Pseudo-3D CNN networks in PyTorch.
This repository contains my own (unofficial) implementation of Pseudo-3D convolutional networks from the paper "Learning Spatio-Temporal Representation with Pseudo-3D Residual Networks" (https://arxiv.org/abs/1711.10305).
Precise description of the architecture can be found in the paper. Detailed description of the P3D blocks can be found in the paper as well.
Additionally, I have implemented 3D version of (CBAM - Bottleneck Attention Module) from "Convolutional Block Attention Module" paper. (https://openaccess.thecvf.com/content_ECCV_2018/html/Sanghyun_Woo_Convolutional_Block_Attention_ECCV_2018_paper.html).

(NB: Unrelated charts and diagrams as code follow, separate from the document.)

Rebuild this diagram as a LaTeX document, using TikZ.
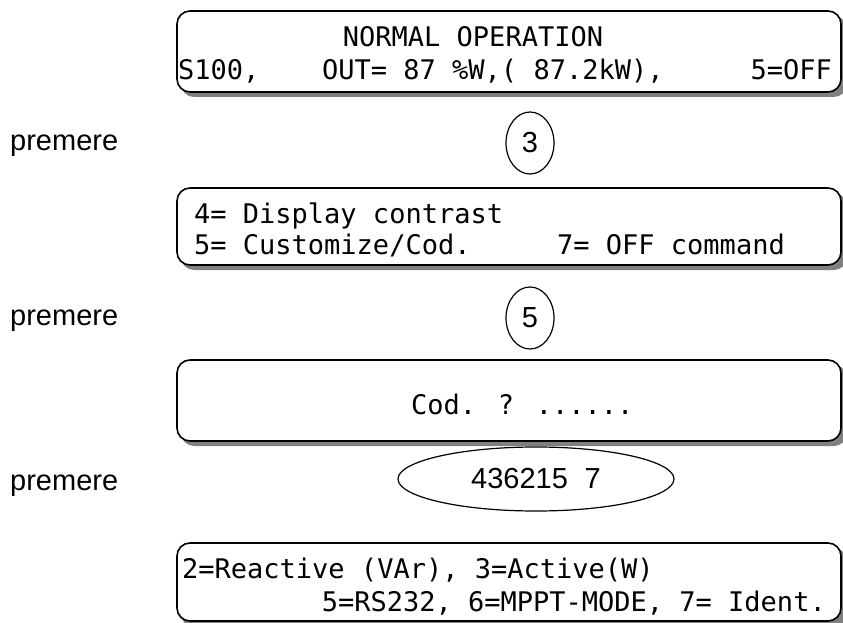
\documentclass[tikz,border=0pt]{standalone}
\usepackage{fontspec}
\setmainfont{Liberation Sans}
\newfontfamily\lcdfont{DejaVu Sans Mono}
\usetikzlibrary{shapes.geometric}
\begin{document}
\begin{tikzpicture}[x=1pt,y=-1pt,
  lcdbox/.style={draw=black,line width=1.6pt,rounded corners=13pt,fill=white},
  lcdshadow/.style={fill=black!50,rounded corners=13pt},
  lcd/.style={font=\lcdfont\fontsize{27}{32}\selectfont,inner sep=0pt,anchor=base west},
  keycap/.style={draw=black,line width=1.2pt,ellipse,inner sep=0pt,font=\fontsize{29}{33}\selectfont},
  lbl/.style={font=\fontsize{29}{33}\selectfont,inner sep=0pt,anchor=base west}]
\useasboundingbox (0,0) rectangle (843,623);
% box 1
\fill[lcdshadow] (181,16) rectangle (847,97);
\draw[lcdbox] (177,11) rectangle (841,92);
\node[lcd,anchor=base] (t1a) at (473,47) {NORMAL OPERATION};
\node[lcd] (t1b) at (178,80) {S100,};
\node[lcd] (t1c) at (322,80) {OUT= 87 \%W,( 87.2kW),};
\node[lcd,anchor=base east] (t1d) at (832,80) {5=OFF};
% key 3
\node[lbl] (p1) at (10,150) {premere};
\node[keycap,minimum width=48pt,minimum height=62pt] (k3) at (530,143) {3};
% box 2
\fill[lcdshadow] (181,193) rectangle (847,270);
\draw[lcdbox] (177,188) rectangle (841,265);
\node[lcd] (t2a) at (194,223) {4= Display contrast};
\node[lcd] (t2b) at (194,254) {5= Customize/Cod.};
\node[lcd] (t2c) at (557,254) {7= OFF command};
% key 5
\node[lbl] (p2) at (10,325) {premere};
\node[keycap,minimum width=48pt,minimum height=62pt] (k5) at (530,318) {5};
% box 3
\fill[lcdshadow] (181,365) rectangle (847,446);
\draw[lcdbox] (177,360) rectangle (841,441);
\node[lcd] (t3) at (411,414) {Cod. ? ......};
% code
\node[lbl] (p3) at (10,490) {premere};
\node[keycap,minimum width=276pt,minimum height=64pt] (kc) at (536,479) {436215\hspace{0.3em} 7};
% box 4
\fill[lcdshadow] (181,548) rectangle (847,627);
\draw[lcdbox] (177,543) rectangle (841,621);
\node[lcd] (t4a) at (182,578) {2=Reactive (VAr), 3=Active(W)};
\node[lcd,anchor=base east] (t4b) at (826,611) {5=RS232, 6=MPPT-MODE, 7= Ident.};
\end{tikzpicture}
\end{document}
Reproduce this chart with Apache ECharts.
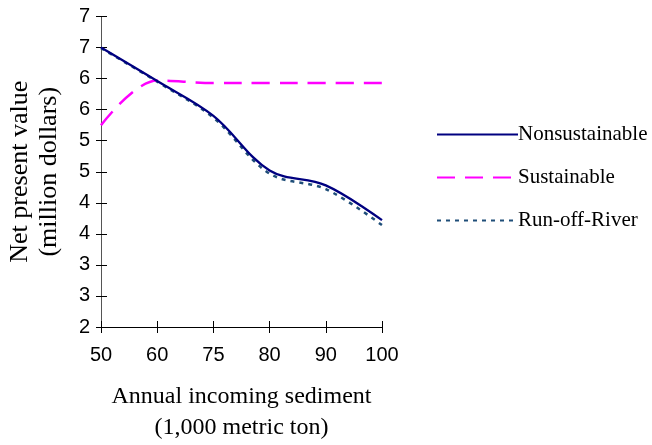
<!DOCTYPE html>
<html><head><meta charset="utf-8">
<script src="https://cdn.jsdelivr.net/npm/echarts@6/dist/echarts.min.js"></script>
<style>html,body{margin:0;padding:0;background:#fff}#c{width:652px;height:445px}</style>
</head><body><div id="c"></div>
<script>
const categories = ['50','60','75','80','90','100'];
const nonsustainable = [6.5, 5.96, 5.40, 4.52, 4.28, 3.72];
const sustainable = [5.25, 5.97, 5.93, 5.93, 5.93, 5.93];
const runOffRiver = [6.49, 5.95, 5.37, 4.47, 4.22, 3.64];
const yTickLabels = ['2','3','3','4','4','5','5','6','6','7','7'];

const chart = echarts.init(document.getElementById('c'), null, {renderer:'canvas'});
const axisCol = '#000';
chart.setOption({
  animation:false,
  grid:{left:101,right:270,top:16.5,bottom:118, outerBoundsMode:'none', containLabel:false},
  legend:{
    orient:'vertical', left:431, top:118, itemWidth:81, itemHeight:14, itemGap:20,
    itemStyle:{color:'transparent', borderWidth:0, opacity:0},
    textStyle:{fontFamily:'Liberation Serif', fontSize:21, lineHeight:23, color:'#000', padding:[0,0,0,-5]},
    data:['Nonsustainable','Sustainable','Run-off-River']
  },
  xAxis:[{
    type:'category', data:categories, boundaryGap:false,
    axisLine:{lineStyle:{color:axisCol,width:1}},
    axisTick:{length:6,lineStyle:{color:axisCol}},
    axisLabel:{fontFamily:'Liberation Sans', fontSize:20, color:'#000', margin:18},
    name:'Annual incoming sediment\n(1,000 metric ton)', nameLocation:'middle', nameGap:54,
    nameTextStyle:{fontFamily:'Liberation Serif', fontSize:24, color:'#000', lineHeight:31}
  },{
    type:'category', data:categories, boundaryGap:false, position:'bottom',
    axisLine:{show:false}, axisLabel:{show:false},
    axisTick:{inside:true,length:6,lineStyle:{color:axisCol}}
  }],
  yAxis:[{
    type:'value', min:2, max:7, interval:0.5,
    splitLine:{show:false},
    axisLine:{show:true,lineStyle:{color:'#555',width:1}},
    axisTick:{show:true,length:5,lineStyle:{color:axisCol}},
    axisLabel:{fontFamily:'Liberation Sans', fontSize:20, color:'#000', margin:11,
      formatter:(v)=>yTickLabels[Math.round((v-2)/0.5)]},
    name:'Net present value\n(million dollars)', nameLocation:'middle', nameGap:37,
    nameTextStyle:{fontFamily:'Liberation Serif', fontSize:26, color:'#000', lineHeight:29}
  },{
    type:'value', min:2, max:7, interval:0.5, position:'left',
    splitLine:{show:false}, axisLine:{show:false}, axisLabel:{show:false},
    axisTick:{show:true,inside:true,length:6,lineStyle:{color:axisCol}}
  }],
  series:[
    {name:'Run-off-River', type:'line', data:runOffRiver, smooth:0.35, symbol:'none',
     lineStyle:{color:'#1f4e79', width:2.5, type:[4,5]}, itemStyle:{color:'#1f4e79'}},
    {name:'Sustainable', type:'line', data:sustainable, smooth:0.35, symbol:'none',
     lineStyle:{color:'#ff00ff', width:2.5, type:[18,10]}, itemStyle:{color:'#ff00ff'}},
    {name:'Nonsustainable', type:'line', data:nonsustainable, smooth:0.35, symbol:'none',
     lineStyle:{color:'#000080', width:2.3}, itemStyle:{color:'#000080'}}
  ]
});
</script></body></html>
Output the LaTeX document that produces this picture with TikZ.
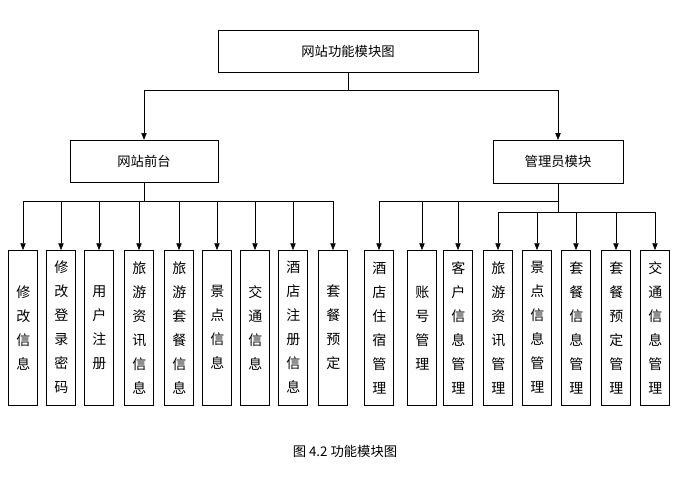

This implementation extends original CBAM module to 3D. In this case, the spatial attention is computed along the temporal dimension (dim=2). Then, mean and max features are concatenated in the filter dimension (dim=1), like in the original CBAM module. It is because MRI scans are 1-channel 3D volumes, and important features can be extracted from the temporal dimension in this case.
Repository contains implementation of P3D blocks (type A, B, and C) and P3D ResNet-like networks. To use them, you can
import them from p3d_resnet.py file and use P3DResNet class.
Model size is parametrized - you can choose between
every ResNet size using num_blocks_per_stage parameter. Default is (3, 4, 6, 3), which corresponds to the ResNet-50
architecture. For ResNet-101, use (3, 4, 23, 3). For ResNet-152, use (3, 8, 36, 3).
You can also build your own P3D network using P3DBlockA, P3DBlockB, and P3DBlockC classes from src/blocks.py file.
This file also contains implementation of Attention module (AttentionBlock3D class).
Blocks and P3D models are implemented using PyTorch's nn.Module class, so you can use them as any other PyTorch
module. Parameters of these classes are described in the docstrings.
Repository also contains tests in tests directory. You can run them using pytest command.
Repository is compatible with Python 3.10 and PyTorch 2.0.1.